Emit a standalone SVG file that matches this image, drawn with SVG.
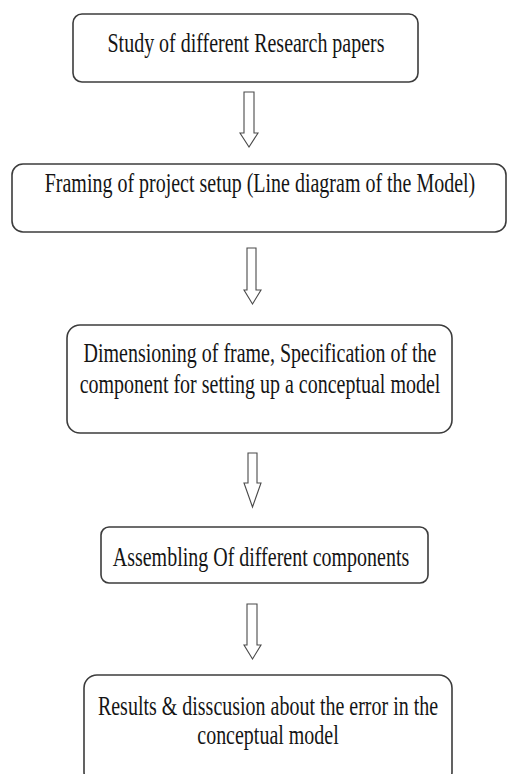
<svg xmlns="http://www.w3.org/2000/svg" width="508" height="774" viewBox="0 0 508 774">
<style>
.box{fill:#ffffff;stroke:#3c3c3c;stroke-width:1.6}
.lbl{font-family:"Liberation Serif","Times New Roman",serif;font-size:27px;fill:#151515;text-anchor:middle}
.arr{fill:#ffffff;stroke:#4a4a4a;stroke-width:1.1;stroke-linejoin:miter}
</style>
<rect width="508" height="774" fill="#ffffff"/>
<g id="connectors">
<path class="arr" d="M244,92 H254 V133 H258 L249,147 L240,133 H244 Z"/>
<path class="arr" d="M247,248 H256 V290 H261 L252.5,304 L244,290 H247 Z"/>
<path class="arr" d="M248,453 H257 V483 H261 L252.5,507 L244,483 H248 Z"/>
<path class="arr" d="M247,604 H257 V645 H261 L252.5,659 L244,645 H247 Z"/>
</g>
<g id="node1">
<rect class="box" x="73" y="14" width="345" height="68" rx="9"/>
<text class="lbl" transform="translate(246,52) scale(0.74,1)">Study of different Research papers</text>
</g>
<g id="node2">
<rect class="box" x="12" y="164" width="494" height="68" rx="11"/>
<text class="lbl" transform="translate(260,192) scale(0.74,1)">Framing of project setup (Line diagram of the Model)</text>
</g>
<g id="node3">
<rect class="box" x="67" y="325" width="385" height="108" rx="13"/>
<text class="lbl" transform="translate(260,362) scale(0.74,1)">Dimensioning of frame, Specification of the</text>
<text class="lbl" transform="translate(260,393) scale(0.74,1)">component for setting up a conceptual model</text>
</g>
<g id="node4">
<rect class="box" x="101" y="527" width="327" height="56" rx="8"/>
<text class="lbl" transform="translate(261,566) scale(0.74,1)">Assembling Of different components</text>
</g>
<g id="node5">
<rect class="box" x="84" y="675" width="368" height="110" rx="13"/>
<text class="lbl" transform="translate(268,715) scale(0.74,1)">Results &amp; disscusion about the error in the</text>
<text class="lbl" transform="translate(268,744) scale(0.74,1)">conceptual model</text>
</g>
</svg>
****************************************
Return to the listing above and set it down exactly, leaving out its pictures.

Emit a standalone SVG file that matches this image, drawn with SVG.
<svg xmlns="http://www.w3.org/2000/svg" width="508" height="774" viewBox="0 0 508 774">
<style>
.box{fill:#ffffff;stroke:#3c3c3c;stroke-width:1.6}
.lbl{font-family:"Liberation Serif","Times New Roman",serif;font-size:27px;fill:#151515;text-anchor:middle}
.arr{fill:#ffffff;stroke:#4a4a4a;stroke-width:1.1;stroke-linejoin:miter}
</style>
<rect width="508" height="774" fill="#ffffff"/>
<g id="connectors">
<path class="arr" d="M244,92 H254 V133 H258 L249,147 L240,133 H244 Z"/>
<path class="arr" d="M247,248 H256 V290 H261 L252.5,304 L244,290 H247 Z"/>
<path class="arr" d="M248,453 H257 V483 H261 L252.5,507 L244,483 H248 Z"/>
<path class="arr" d="M247,604 H257 V645 H261 L252.5,659 L244,645 H247 Z"/>
</g>
<g id="node1">
<rect class="box" x="73" y="14" width="345" height="68" rx="9"/>
<text class="lbl" transform="translate(246,52) scale(0.74,1)">Study of different Research papers</text>
</g>
<g id="node2">
<rect class="box" x="12" y="164" width="494" height="68" rx="11"/>
<text class="lbl" transform="translate(260,192) scale(0.74,1)">Framing of project setup (Line diagram of the Model)</text>
</g>
<g id="node3">
<rect class="box" x="67" y="325" width="385" height="108" rx="13"/>
<text class="lbl" transform="translate(260,362) scale(0.74,1)">Dimensioning of frame, Specification of the</text>
<text class="lbl" transform="translate(260,393) scale(0.74,1)">component for setting up a conceptual model</text>
</g>
<g id="node4">
<rect class="box" x="101" y="527" width="327" height="56" rx="8"/>
<text class="lbl" transform="translate(261,566) scale(0.74,1)">Assembling Of different components</text>
</g>
<g id="node5">
<rect class="box" x="84" y="675" width="368" height="110" rx="13"/>
<text class="lbl" transform="translate(268,715) scale(0.74,1)">Results &amp; disscusion about the error in the</text>
<text class="lbl" transform="translate(268,744) scale(0.74,1)">conceptual model</text>
</g>
</svg>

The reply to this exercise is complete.